For many of us, the organic awakening came when we read a book by Michael Pollan or saw the film "Food, Inc." But Jeanne Pinsof Nolan of Glencoe recognized the importance of organics more than 20 years ago.
In the late '80s, Nolan walked into a health food store out-of-state and happened upon some organic food. She asked what it was, and discovered that the food she'd been eating her entire life was full of chemicals.
"That was an epiphany moment," she says. She was shocked and outraged.
The experience led Nolan, a North Shore native, to work on organic farms for 17 years after she graduated college. And she's channeled her knowledge of organic farming into her business, The Organic Gardener, which helps people on the North Shore build organic gardens.
For Nolan, her job is bringing a little bit of the farm lifestyle to the North Shore.
"There's a grounded, connected feeling," she says. "I try to help other people bring that into their own lives. It's a European approach, and a slowing down."
And because growing vegetables keeps her sane, gardening was an absolute must when Nolan moved back to the North Shore to be near her family is 2004. "You're going to go crazy," her mom warned—so she built a gorgeous garden at her parents' house, the first project in her North Shore portfolio.
Not long after, she met Abby Mandel, founder of Chicago's famous Green City Market, and Mandel asked Nolan to create a children's garden in the Lincoln Park Zoo. The result was the Edible Gardens, a joint project between the zoo and Green City that's now in its sixth season and has served more than 2,000 schoolchildren from all over Chicagoland.
"Our commitment is that every child who enters gets to do hands-on work," she says.
Nolan has also helped more than 300 families on the North Shore—and several schools—start organic vegetable gardens. For some, she and her staff of 5 are very involved, planting alongside the family and treating the garden as if it was their own. For others, who want to do most of the work themselves, she's simply a consultant. Her gardens can cost anywhere from $200 to $10,000 or more.
"I'm here to help people enjoy growing food and succeed at it," she says.
She's also donated her expertise and services to organizations including Go Green Wilmette, Nurture, the Chicago Botanic Garden and the Hadley School for the Blind. And she's accustomed to giving back, having lived for almost two decades on farms where she worked in exchange for room and board.
"I did what I loved to do, to change the world and make it better," she says.
And back home on the North Shore, she's still working to change the world.
"As much as it sounds small and innocent, [organic gardening] is a huge life switch and the answer to a lot of problems that we're dealing with," she says.
She regularly meets moms who are stressed out about what their children are eating—and she worries about two young kids.
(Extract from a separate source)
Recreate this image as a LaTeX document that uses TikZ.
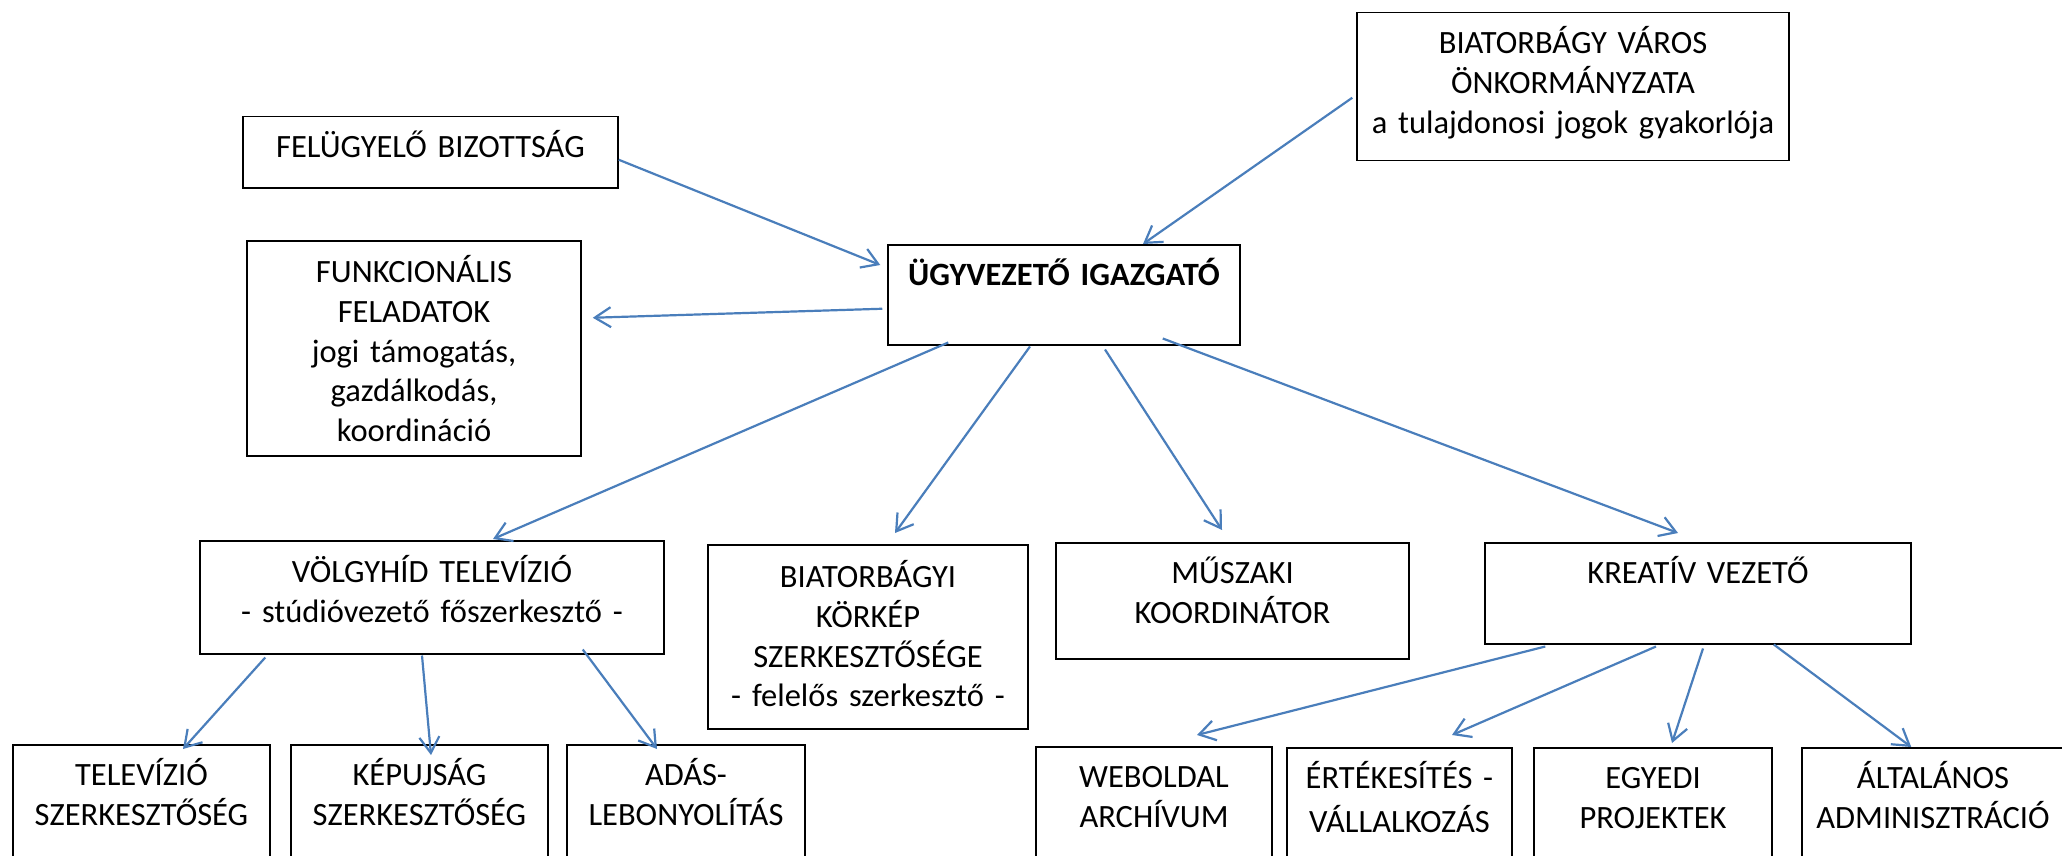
\documentclass[tikz,border=0pt]{standalone}
\usepackage{fontspec}
\setmainfont{Carlito}
\usetikzlibrary{arrows.meta,calc}

\definecolor{arrowblue}{HTML}{4A7EBB}

\tikzset{
  box/.style={draw, line width=1.5pt, inner sep=0pt, align=center, anchor=north},
  arr/.style={arrowblue, line width=2.2pt, -{Straight Barb[length=16pt,width=20pt]}}
}

\begin{document}
\begin{tikzpicture}[x=1pt,y=-1pt,font=\fontsize{32.5}{39.7}\selectfont]
		\useasboundingbox (0,0) rectangle (2062,856);
		\clip (0,0) rectangle (2062,856);
		\node[box, text width=375pt, text height=41pt, text depth=30pt] (fb) at (430.5,116) {FELÜGYELŐ BIZOTTSÁG};
		\node[box, text width=432pt, text height=41pt, text depth=107pt] (onk) at (1573,12) {BIATORBÁGY VÁROS\\ ÖNKORMÁNYZATA\\ a tulajdonosi jogok gyakorlója};
		\node[box, text width=352pt, text height=41pt, text depth=59pt, font=\fontsize{32.5}{39.7}\selectfont\bfseries] (ugy) at (1064,244) {ÜGYVEZETŐ IGAZGATÓ};
		\node[box, text width=334pt, text height=42pt, text depth=173pt] (fun) at (414,240) {FUNKCIONÁLIS\\ FELADATOK\\ jogi támogatás,\\ gazdálkodás,\\ koordináció};
		\node[box, text width=464pt, text height=42pt, text depth=71pt] (vtv) at (432,540) {VÖLGYHÍD TELEVÍZIÓ\\ - stúdióvezető főszerkesztő -};
		\node[box, text width=320pt, text height=43pt, text depth=141pt] (bk) at (868,544) {BIATORBÁGYI\\ KÖRKÉP\\ SZERKESZTŐSÉGE\\ - felelős szerkesztő -};
		\node[box, text width=353pt, text height=41pt, text depth=75pt] (msz) at (1232.5,542) {MŰSZAKI\\ KOORDINÁTOR};
		\node[box, text width=426pt, text height=41pt, text depth=60pt] (kv) at (1698,542) {KREATÍV VEZETŐ};
		\node[box, text width=257pt, text height=41pt, text depth=140pt] (tsz) at (141.5,744) {TELEVÍZIÓ\\ SZERKESZTŐSÉG};
		\node[box, text width=257pt, text height=41pt, text depth=140pt] (ksz) at (419.5,744) {KÉPUJSÁG\\ SZERKESZTŐSÉG};
		\node[box, text width=238pt, text height=41pt, text depth=140pt] (adas) at (686,744) {ADÁS-\\ LEBONYOLÍTÁS};
		\node[box, text width=236pt, text height=41pt, text depth=140pt] (web) at (1154,746) {WEBOLDAL\\ ARCHÍVUM};
		\node[box, text width=225pt, text height=41pt, text depth=140pt] (ert) at (1399.5,747) {ÉRTÉKESÍTÉS -\\[4pt] VÁLLALKOZÁS};
		\node[box, text width=238pt, text height=41pt, text depth=140pt] (egy) at (1653,747) {EGYEDI\\ PROJEKTEK};
		\node[box, text width=262pt, text height=41pt, text depth=140pt] (alt) at (1933,747) {ÁLTALÁNOS\\ ADMINISZTRÁCIÓ};
		\draw[arr] ($(fb.east)+(0,7.5)$) -- ($(ugy.north west)+(-7,21)$);
		\draw[arr] ($(onk.west)+(-4,11)$) -- ($(ugy.north)+(79,0)$);
		\draw[arr] ($(ugy.west)+(-5,14)$) -- ($(fun.east)+(11,-30.5)$);
		\draw[arr] ($(ugy.south west)+(61,-3)$) -- ($(vtv.north)+(61,-1)$);
		\draw[arr] ($(ugy.south)+(-34,1)$) -- ($(bk.north)+(27,-11)$);
		\draw[arr] ($(ugy.south)+(41,4)$) -- ($(msz.north)+(-10.5,-12)$);
		\draw[arr] ($(ugy.south east)+(-78,-7)$) -- ($(kv.north)+(-20,-9)$);
		\draw[arr] ($(vtv.south west)+(66,3)$) -- ($(tsz.north)+(41.5,5)$);
		\draw[arr] ($(vtv.south)+(-10,1)$) -- ($(ksz.north)+(11.5,11)$);
		\draw[arr] ($(vtv.south east)+(-82,-5)$) -- ($(adas.north)+(-29,5)$);
		\draw[arr] ($(kv.south west)+(61,2)$) -- ($(web.north)+(43,-11)$);
		\draw[arr] ($(kv.south)+(-42,2)$) -- ($(ert.north)+(52.5,-12)$);
		\draw[arr] ($(kv.south)+(5,4)$) -- ($(egy.north)+(19,-4)$);
		\draw[arr] ($(kv.south east)+(-138,0)$) -- ($(alt.north west)+(110,0)$);
	    \end{tikzpicture}
\end{document}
And gardening can calm some of this fear: Studies have shown that children eat more fruits and vegetables when the product is homegrown.
And gardening is also about slowing down and families reconnecting.
"We need to get out of our houses, off our cell phones, and out from in front of our TVs, and growing vegetables is a great way to do that," Nolan says. "A vegetable garden is a little sanctuary, to be together, cultivate family values and learn about life."